If you take that out of the equation, it starts to make more sense. But I still struggle with the thought that TB is going to have a hard time achieving the critical mass of users with these prices.

And there's another perspective:

- low bandwidth/range - BT
- high bandwidth/range - A/C
- very high bandwidth/wired - TB

- charging - induction

With consumer devices moving to inductive charging and wireless transmission speeds reaching the speeds of wired ethernet and exceeding the writing capablities of NAND chips (not in RAID, that is) - there is really no need for USB anymore. Or for any wired protocol, except for those, requering extreme transfer rates.

What is the main usage of USB nowadays? (if you think of connect/disconnect events) Charging...


Thanks for pointing me in a bit different direction of thinking.
Regarding the two bolded sections above.

1) While A/C might encroach on wired ethernet in consumer implementations... it will not do the same to TB... nor will it displace ethernet in enterprise. TB is really a pro-level technology. The fact that we can get the capability so damn inexpensively in our Macs is fantastic. Don't compare it to USB. Compare it to enterprise solutions at "near consumer" price points.

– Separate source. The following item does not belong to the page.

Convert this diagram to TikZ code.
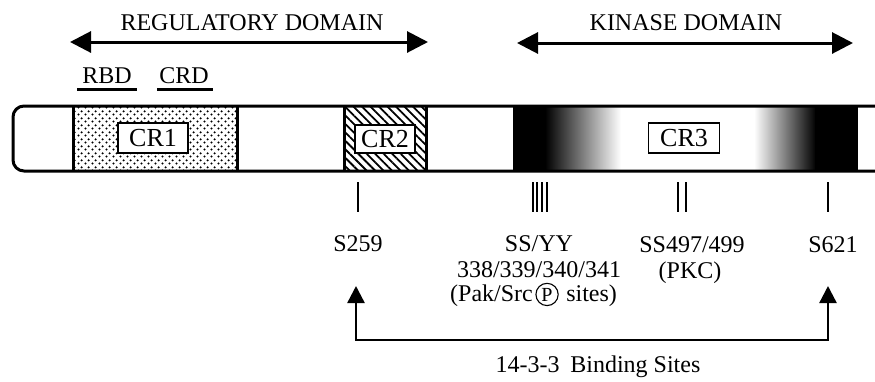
\documentclass[tikz,border=0pt]{standalone}
\usepackage{fontspec}
\setmainfont{Liberation Serif}
\usetikzlibrary{positioning, arrows.meta, patterns.meta}

\tikzdeclarepattern{
  name=crdots, type=uncolored,
  bounding box={(0pt,0pt) and (7pt,7pt)},
  tile size={(7pt,7pt)},
  code={\fill (1.75pt,1.75pt) circle (1.3pt); \fill (5.25pt,5.25pt) circle (1.3pt);}
}

\begin{document}
\begin{tikzpicture}[x=1pt, y=-1pt,
  lbl/.style={font=\fontsize{24}{26}\selectfont, inner sep=0pt},
  crbox/.style={draw, line width=1.6pt, fill=white, font=\fontsize{26}{28}\selectfont,
    minimum width=70pt, minimum height=30pt, inner sep=0pt},
  domarrow/.style={line width=3pt, {Triangle[length=21pt,width=21pt]}-{Triangle[length=21pt,width=21pt]}},
  bindarrow/.style={line width=2.4pt, {Triangle[length=17pt,width=17pt]}-{Triangle[length=17pt,width=17pt]}},
  site/.style={line width=1.3pt}]
  \useasboundingbox (0,0) rectangle (875,381);

  % domains
  \coordinate (regL) at (70,42);
  \coordinate (regR) at (428,42);
  \draw[domarrow] (regL) -- (regR);
  \node[lbl, anchor=base] (reg) at (252,30) {REGULATORY DOMAIN};
  \coordinate (kinL) at (517,43);
  \coordinate (kinR) at (853,43);
  \draw[domarrow] (kinL) -- (kinR);
  \node[lbl, anchor=base] (kin) at (686,30) {KINASE DOMAIN};

  \node[lbl, anchor=base] (rbd) at (107,83) {RBD};
  \draw[line width=3pt] (77,89) -- (137,89);
  \node[lbl, anchor=base] (crd) at (184,83) {CRD};
  \draw[line width=3pt] (157,89) -- (213,89);

  % the bar
  \fill[pattern=crdots] (73,106) rectangle (237,171);
  \fill[pattern={Lines[angle=-45,distance=6pt,line width=1.8pt]}] (344,106) rectangle (426,171);
  \fill[black] (513,106) rectangle (546,171);
  \shade[left color=black, right color=white] (545,106) rectangle (621,171);
  \shade[left color=white, right color=black] (754,106) rectangle (816,171);
  \fill[black] (815,106) rectangle (858,171);

  \draw[line width=3pt, rounded corners=11pt] (880,106) -- (13,106) -- (13,171) -- (880,171);
  \draw[line width=3pt] (73,106) -- (73,171) (237,106) -- (237,171);
  \draw[line width=3pt] (344,106) -- (344,171) (426,106) -- (426,171);

  \node[crbox] (cr1) at (153,138) {CR1};
  \node[crbox, minimum width=60pt, minimum height=28pt] (cr2) at (385,139) {CR2};
  \node[crbox, minimum width=71pt] (cr3) at (684,138) {CR3};

  % sites
  \draw[site] (358,182) -- (358,212);
  \draw[site] (533,182) -- (533,212);
  \draw[site] (537,182) -- (537,212);
  \draw[site] (542,182) -- (542,212);
  \draw[site] (547,182) -- (547,212);
  \draw[site] (678,182) -- (678,212);
  \draw[site] (686,182) -- (686,212);
  \draw[site] (828,182) -- (828,212);

  \node[lbl, anchor=base] (s259) at (358,251) {S259};
  \node[lbl, anchor=base] (ssyy) at (539,251) {SS/YY};
  \node[lbl, anchor=base] (ssnum) at (539,277) {338/339/340/341};
  \node[lbl, anchor=base west] (pak) at (450,301) {(Pak/Src};
  \node[draw, circle, line width=1.1pt, inner sep=1.8pt, font=\fontsize{20}{21}\selectfont,
    anchor=base] (pcirc) at ([xshift=14pt]pak.base east) {P};
  \node[lbl, anchor=base west] (sites) at ([xshift=33pt]pak.base east) {sites)};
  \node[lbl, anchor=base] (ss497) at (692,252) {SS497/499};
  \node[lbl, anchor=base] (pkc) at (690,278) {(PKC)};
  \node[lbl, anchor=base] (s621) at (833,252) {S621};

  % 14-3-3
  \coordinate (tipL) at (356,286);
  \coordinate (bindL) at (356,340);
  \coordinate (bindR) at (828,340);
  \coordinate (tipR) at (828,286);
  \draw[bindarrow] (tipL) -- (bindL) -- (bindR) -- (tipR);
  \node[lbl, anchor=base] (bind) at (598,372) {14-3-3\hspace{0.45em}Binding Sites};
\end{tikzpicture}
\end{document}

2 ) NAND is going to be augmented within the next few years (probably 4-5) with new replacement technology that is yet 3 additional orders of magnitude faster than NAND. So while NAND is 3 orders of magnitude (1000X) faster than HDDs... it is still 3 orders of magnitude (1000X) slower than system memory. This is evident if you compare IOPs of SSDs to IOPs of HDDs. IOPs are what makes your computer fly.

The replacement technology for NAND will be approximately the same speed as system memory... and will also have much better endurance and much smaller block size (certainly down to cache line sizes and potentially down to byte level). As a result what we know as storage and memory will blur. This is perhaps the single largest change that is looming in the field of computer science. It is absolutely fascinating.